Quase 17 anos depois do desaparecimento de Pedrinho, uma terceira vontade entrou no jogo. O “incapaz” – como é classificada a criança
na primeira infância – se transformou em um rapagão cheio de vida
e capacidade de escolha. Quando a notícia de que era filho de Jayro
e Lia lhe foi dada, Osvaldo Jr. comemorou: teria um pai para substitui
r o que havia morrido recentemente e ganharia mais uma família. Mas
com o desenrolar do drama começa a perceber que viveu até agora
uma grande farsa. Quando fala no assunto, deixa claro o dilema
interno: “Não tô com cabeça pra pensar nesse trem agora não.”

Em casa, as três irmãs de criação de Osvaldo Jr. cuidam de reforçar
os laços e mantê-lo distante da polêmica. Afirmam que o irmão não
vai ter dúvidas em escolher com quem ficar. “O Júnior é cabeça feita, sabe que nós somos a verdadeira família dele”, assegura Patrícia, a terceira das quatro filhas de Vilma. Os amigos reforçam o discurso
de que está tudo bem. Rodrigo, companheiro desde a infância, diz
que o ex-vizinho só se preocupa com a saúde de Vilma, que tem
pressão alta. Como se não bastasse, os motivos para preocupação
de Osvaldo Jr. podem aumentar. Ele corre o risco de perder o nome,
uma vez que o registro feito por Vilma é falso. Esse é, aliás, o único
crime do qual ela é formalmente acusada pela polícia de Brasília.

Identidade – Ao encerrar o inquérito na quarta-feira 20, o delegado Hertz Andrade, coordenador da investigação concluiu que o crime de “subtração de incapaz” (art. 242 do Código Penal), prescreveu, resta apenas o crime de “registro falso” (art. 148). Mas o Ministério Público trabalha com a possibilidade de acusar Vilma de sequestro. A professora de psicologia da PUC-SP, Miriam Debieux Rosa, ressaltou que o rapaz
está sendo invadido por uma série de questões e precisará de tempo
para se reconstruir. “O nome é a maior referência de identidade que
se tem. Foi como ele se constituiu desde os primeiros meses de vida. Depois vem o pai e a mãe. De repente, todas as referências simbólicas foram perdidas.” A psicóloga ressalta ainda que a tendência é que
ele se apegue “às seguranças que ele tem com a mãe que o criou.
A relação com a família biológica ainda está por ser construída”.

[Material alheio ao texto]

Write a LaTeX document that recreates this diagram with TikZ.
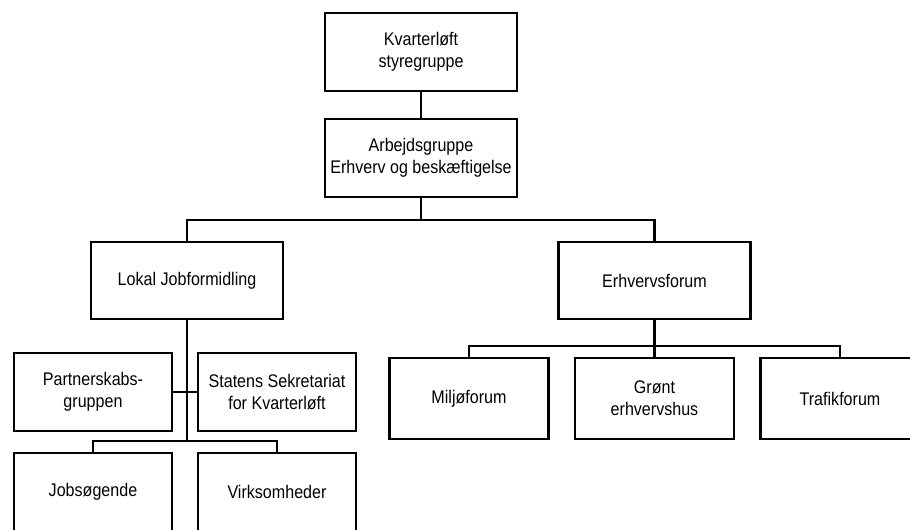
\documentclass[tikz,border=0pt]{standalone}
\usepackage{fontspec}
\setmainfont{Liberation Sans}[FakeStretch=0.88]
\usepackage{tikz}
\usetikzlibrary{positioning}

\begin{document}
\begin{tikzpicture}[x=0.02cm,y=-0.02cm,line width=1.3pt,
    unit/.style={draw,inner sep=0pt,align=center,font=\fontsize{10.4}{12.5}\selectfont},
    bigunit/.style={unit,minimum width=3.84cm,minimum height=1.55cm},
    smallunit/.style={unit,minimum width=3.16cm,minimum height=1.56cm},
    forum/.style={unit,minimum width=3.18cm,minimum height=1.62cm}]

    \useasboundingbox (0,0) rectangle (910,530);
    \clip (0,0) rectangle (910,530);

    % The top
	\node [bigunit] at (421,52) (kvart) {Kvarterløft\\styregruppe};
	\node [bigunit] at (421,158) (arb) {Arbejdsgruppe\\Erhverv og beskæftigelse};
	\node [bigunit] at (187,280.5) (lokal) {Lokal Jobformidling};
	\node [bigunit] at (654.5,280.5) (erhv) {Erhvervsforum};

    % Left side
	\node [smallunit] at (93,392) (partner) {Partnerskabs-\\gruppen};
	\node [smallunit] at (277,392) (statens) {Statens Sekretariat\\for Kvarterløft};
	\node [smallunit] at (93,492) (jobs) {Jobsøgende};
	\node [smallunit] at (277,492) (virk) {Virksomheder};

    % Right side
	\node [forum] at (469,398.5) (milj) {Miljøforum};
	\node [forum] at (654.5,398.5) (gront) {Grønt\\erhvervshus};
	\node [forum] at (840,398.5) (trafik) {Trafikforum};

	\coordinate (busA) at (421,220);
	\coordinate (busB) at (187,441);
	\coordinate (busC) at (654.5,346);

	% Connectors
	\draw (kvart) -- (arb);
	\draw (arb) -- (busA);
	\draw (lokal.north) |- (busA) -| (erhv.north);

	\draw (lokal) -- (busB);
	\draw (partner) -- (statens);
	\draw (jobs.north) |- (busB) -| (virk.north);

	\draw (erhv) -- (busC);
	\draw (milj.north) |- (busC) -| (trafik.north);
	\draw (gront) -- (busC);

\end{tikzpicture}
\end{document}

E o constrangimento de Osvaldo Jr. pode ser maior ainda. A polícia
de Goiás começou a investigar a possibilidade de sua mãe adotiva
ter conseguido uma outra filha também por meios ilícitos. A denúncia
foi feita por Guiomar Costa, irmã de Vilma. A polícia já descobriu
que Roberta Jamilly, 21 anos, a mais nova, só foi registrada em
1997 em Goiânia, embora Vilma afirme que ela nasceu em 1981, na
cidade de Itaguari (GO). O padrasto de Vilma, Antônio da Silva, que sempre morou em Itaguari, garante que nunca viu a enteada grávida.
O paradeiro de Pedrinho só foi desvendado por causa de uma denúncia anônima, feita ao SOS criança de Brasília. A identidade da jovem que ajudou a encerrar a busca de Jayro e Lia apareceu depois; é neta de Osvaldo Borges, o pai adotivo de Pedrinho. Trata-se de Gabriela Azeredo Borges. Ela conta que a família sempre desconfiou que Júnior não era
filho de seu avô. “Ele não tem nenhum traço da nossa família”, afirma.

Mas a decisão de levar o caso à polícia só foi tomada depois que ouviu Vilma comentar com uma irmã que havia feito laqueadura de trompas há mais de 20 anos.
A curiosidade levou-a a buscar sites de desaparecidos, como a ONG Missing Kids.
“Dei de cara com a foto do pai do Júnior quando ele tinha 12 anos. Eles são iguais, têm até o mesmo defeito na orelha.”
Gabriela ajudou a encerrar um drama, mas abriu outro. A jovem, no entanto, não se arrepende. “Faria tudo outra vez.”